Exercise prompt - Only a number is wanted: how many lines in the listing contain the word "chart"?

Source material -
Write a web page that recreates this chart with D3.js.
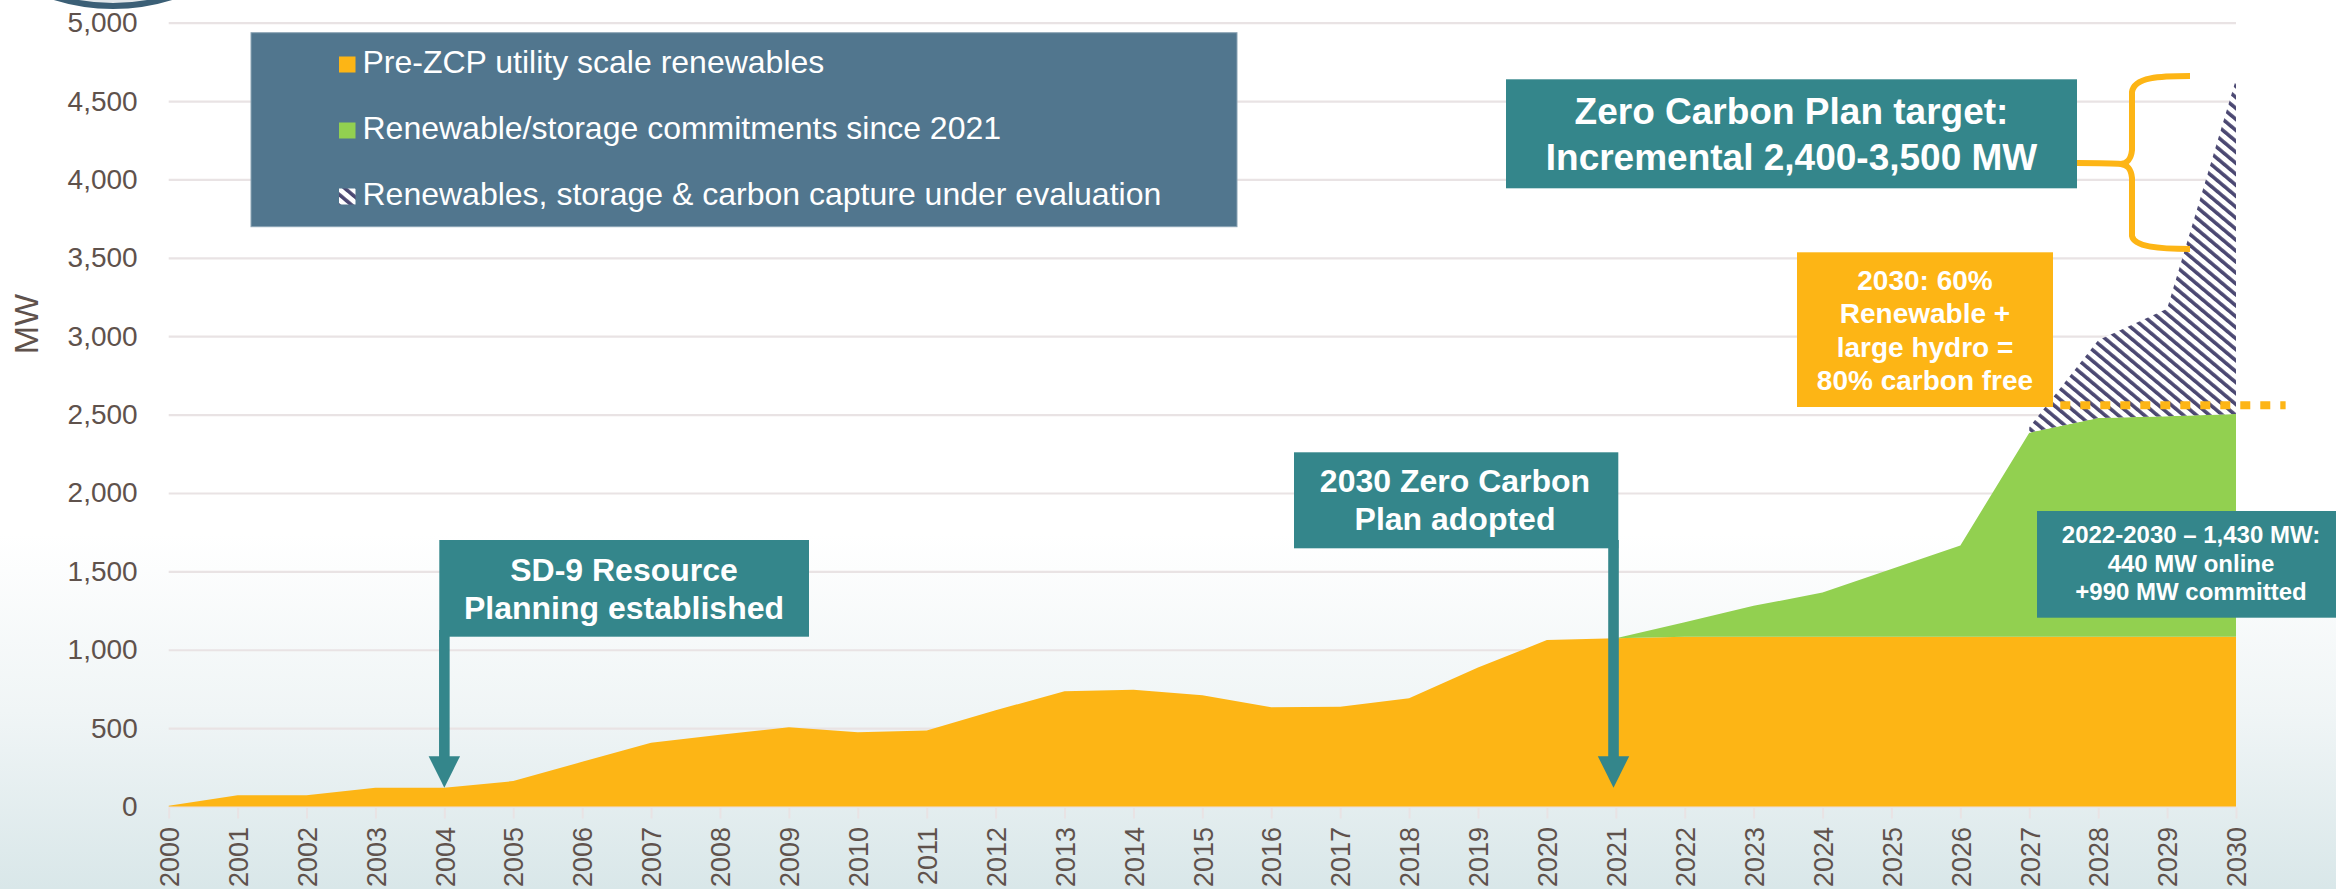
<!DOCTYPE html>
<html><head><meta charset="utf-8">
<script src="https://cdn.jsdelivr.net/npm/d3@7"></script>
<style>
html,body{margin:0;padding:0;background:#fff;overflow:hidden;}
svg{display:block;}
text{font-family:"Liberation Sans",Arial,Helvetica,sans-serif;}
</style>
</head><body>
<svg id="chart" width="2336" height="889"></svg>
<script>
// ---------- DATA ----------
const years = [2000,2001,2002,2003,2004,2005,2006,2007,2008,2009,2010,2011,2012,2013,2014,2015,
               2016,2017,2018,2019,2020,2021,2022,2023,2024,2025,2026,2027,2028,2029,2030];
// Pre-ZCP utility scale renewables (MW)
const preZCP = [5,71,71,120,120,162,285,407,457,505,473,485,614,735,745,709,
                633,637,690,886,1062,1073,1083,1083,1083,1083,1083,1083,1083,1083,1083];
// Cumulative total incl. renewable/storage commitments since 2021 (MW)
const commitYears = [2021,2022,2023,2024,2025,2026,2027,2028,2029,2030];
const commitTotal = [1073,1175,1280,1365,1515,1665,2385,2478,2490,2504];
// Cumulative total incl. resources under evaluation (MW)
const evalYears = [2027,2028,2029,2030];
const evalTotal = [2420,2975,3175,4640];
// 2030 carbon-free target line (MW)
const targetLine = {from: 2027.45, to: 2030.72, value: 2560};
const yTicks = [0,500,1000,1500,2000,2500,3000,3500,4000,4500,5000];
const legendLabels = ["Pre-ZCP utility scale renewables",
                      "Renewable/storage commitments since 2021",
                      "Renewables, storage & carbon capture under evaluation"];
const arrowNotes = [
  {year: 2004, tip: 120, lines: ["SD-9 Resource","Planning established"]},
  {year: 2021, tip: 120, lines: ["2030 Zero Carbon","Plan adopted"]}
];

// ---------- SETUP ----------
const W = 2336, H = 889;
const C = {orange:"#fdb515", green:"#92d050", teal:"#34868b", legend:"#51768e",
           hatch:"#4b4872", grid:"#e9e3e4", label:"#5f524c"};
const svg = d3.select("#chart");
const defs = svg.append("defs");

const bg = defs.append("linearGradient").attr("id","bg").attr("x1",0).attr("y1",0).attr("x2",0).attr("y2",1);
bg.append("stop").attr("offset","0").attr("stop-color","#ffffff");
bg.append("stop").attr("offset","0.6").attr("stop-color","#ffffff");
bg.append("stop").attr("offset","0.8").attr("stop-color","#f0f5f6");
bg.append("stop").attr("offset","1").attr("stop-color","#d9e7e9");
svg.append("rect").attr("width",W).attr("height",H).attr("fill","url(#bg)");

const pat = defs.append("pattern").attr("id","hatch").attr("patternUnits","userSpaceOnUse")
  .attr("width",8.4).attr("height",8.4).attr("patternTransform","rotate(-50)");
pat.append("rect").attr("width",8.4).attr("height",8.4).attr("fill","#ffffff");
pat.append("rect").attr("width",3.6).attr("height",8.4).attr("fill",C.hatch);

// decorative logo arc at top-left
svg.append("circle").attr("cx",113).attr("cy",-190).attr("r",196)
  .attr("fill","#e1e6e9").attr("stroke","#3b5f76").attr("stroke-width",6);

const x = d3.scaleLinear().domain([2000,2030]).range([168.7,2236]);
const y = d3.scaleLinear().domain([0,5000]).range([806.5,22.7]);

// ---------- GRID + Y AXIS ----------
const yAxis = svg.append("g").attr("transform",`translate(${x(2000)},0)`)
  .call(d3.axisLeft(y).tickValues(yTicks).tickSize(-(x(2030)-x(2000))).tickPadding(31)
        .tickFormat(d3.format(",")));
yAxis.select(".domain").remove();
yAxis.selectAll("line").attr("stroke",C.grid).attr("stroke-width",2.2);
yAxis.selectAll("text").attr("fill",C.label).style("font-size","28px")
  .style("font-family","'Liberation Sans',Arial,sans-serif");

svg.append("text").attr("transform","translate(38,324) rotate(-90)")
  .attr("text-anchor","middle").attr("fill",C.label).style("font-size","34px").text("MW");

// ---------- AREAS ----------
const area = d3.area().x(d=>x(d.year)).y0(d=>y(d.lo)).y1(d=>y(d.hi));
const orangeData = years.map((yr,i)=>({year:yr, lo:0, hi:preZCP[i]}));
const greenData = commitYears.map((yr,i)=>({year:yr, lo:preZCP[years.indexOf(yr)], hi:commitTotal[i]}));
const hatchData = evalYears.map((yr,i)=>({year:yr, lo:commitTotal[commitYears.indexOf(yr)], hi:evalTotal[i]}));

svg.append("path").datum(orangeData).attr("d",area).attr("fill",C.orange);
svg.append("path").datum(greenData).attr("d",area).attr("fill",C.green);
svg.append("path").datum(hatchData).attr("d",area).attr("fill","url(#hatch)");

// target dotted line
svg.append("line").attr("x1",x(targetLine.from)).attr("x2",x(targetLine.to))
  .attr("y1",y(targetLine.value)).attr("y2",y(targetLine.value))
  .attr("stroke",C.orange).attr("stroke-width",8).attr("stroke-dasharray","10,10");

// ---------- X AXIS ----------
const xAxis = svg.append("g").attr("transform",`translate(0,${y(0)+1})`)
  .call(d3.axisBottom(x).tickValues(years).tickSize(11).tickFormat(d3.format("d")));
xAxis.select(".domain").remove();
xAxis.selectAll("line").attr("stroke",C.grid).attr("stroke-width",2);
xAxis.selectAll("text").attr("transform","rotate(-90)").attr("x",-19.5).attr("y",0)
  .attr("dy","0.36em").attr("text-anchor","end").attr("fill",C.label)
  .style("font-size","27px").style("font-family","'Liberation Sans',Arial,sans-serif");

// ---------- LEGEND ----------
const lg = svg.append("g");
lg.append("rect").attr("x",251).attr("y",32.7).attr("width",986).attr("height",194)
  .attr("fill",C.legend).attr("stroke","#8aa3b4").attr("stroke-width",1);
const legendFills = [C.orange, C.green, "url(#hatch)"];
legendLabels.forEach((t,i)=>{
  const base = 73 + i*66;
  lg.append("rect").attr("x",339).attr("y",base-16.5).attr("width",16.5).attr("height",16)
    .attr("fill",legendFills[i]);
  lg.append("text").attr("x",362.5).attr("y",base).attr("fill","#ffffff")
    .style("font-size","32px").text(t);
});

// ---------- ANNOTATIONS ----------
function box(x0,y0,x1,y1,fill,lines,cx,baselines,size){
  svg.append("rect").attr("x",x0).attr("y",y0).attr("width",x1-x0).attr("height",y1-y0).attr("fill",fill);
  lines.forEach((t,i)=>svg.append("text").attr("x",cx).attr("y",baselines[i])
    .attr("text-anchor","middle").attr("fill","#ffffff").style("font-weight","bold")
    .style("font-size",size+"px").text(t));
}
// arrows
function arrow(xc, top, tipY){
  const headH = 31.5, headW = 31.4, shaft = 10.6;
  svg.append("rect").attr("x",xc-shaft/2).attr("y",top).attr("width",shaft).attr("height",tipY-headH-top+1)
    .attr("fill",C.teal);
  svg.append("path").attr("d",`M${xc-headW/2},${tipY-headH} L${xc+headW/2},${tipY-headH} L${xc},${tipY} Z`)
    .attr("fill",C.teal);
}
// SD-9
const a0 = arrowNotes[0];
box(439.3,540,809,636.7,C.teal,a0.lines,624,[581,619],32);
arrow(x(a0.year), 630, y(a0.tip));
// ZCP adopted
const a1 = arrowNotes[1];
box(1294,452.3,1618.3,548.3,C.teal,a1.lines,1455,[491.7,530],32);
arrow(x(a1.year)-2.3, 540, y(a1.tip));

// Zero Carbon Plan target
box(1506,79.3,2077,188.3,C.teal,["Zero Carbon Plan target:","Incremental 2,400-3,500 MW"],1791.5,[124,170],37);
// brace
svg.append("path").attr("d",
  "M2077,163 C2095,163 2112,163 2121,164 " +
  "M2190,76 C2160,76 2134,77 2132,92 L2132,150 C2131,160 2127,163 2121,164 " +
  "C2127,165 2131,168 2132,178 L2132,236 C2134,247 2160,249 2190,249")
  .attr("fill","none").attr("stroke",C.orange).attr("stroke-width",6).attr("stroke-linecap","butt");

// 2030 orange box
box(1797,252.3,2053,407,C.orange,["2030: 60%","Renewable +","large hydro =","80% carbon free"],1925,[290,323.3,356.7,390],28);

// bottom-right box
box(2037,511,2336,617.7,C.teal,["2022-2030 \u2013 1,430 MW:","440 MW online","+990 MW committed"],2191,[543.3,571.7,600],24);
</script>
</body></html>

Result of the task - 3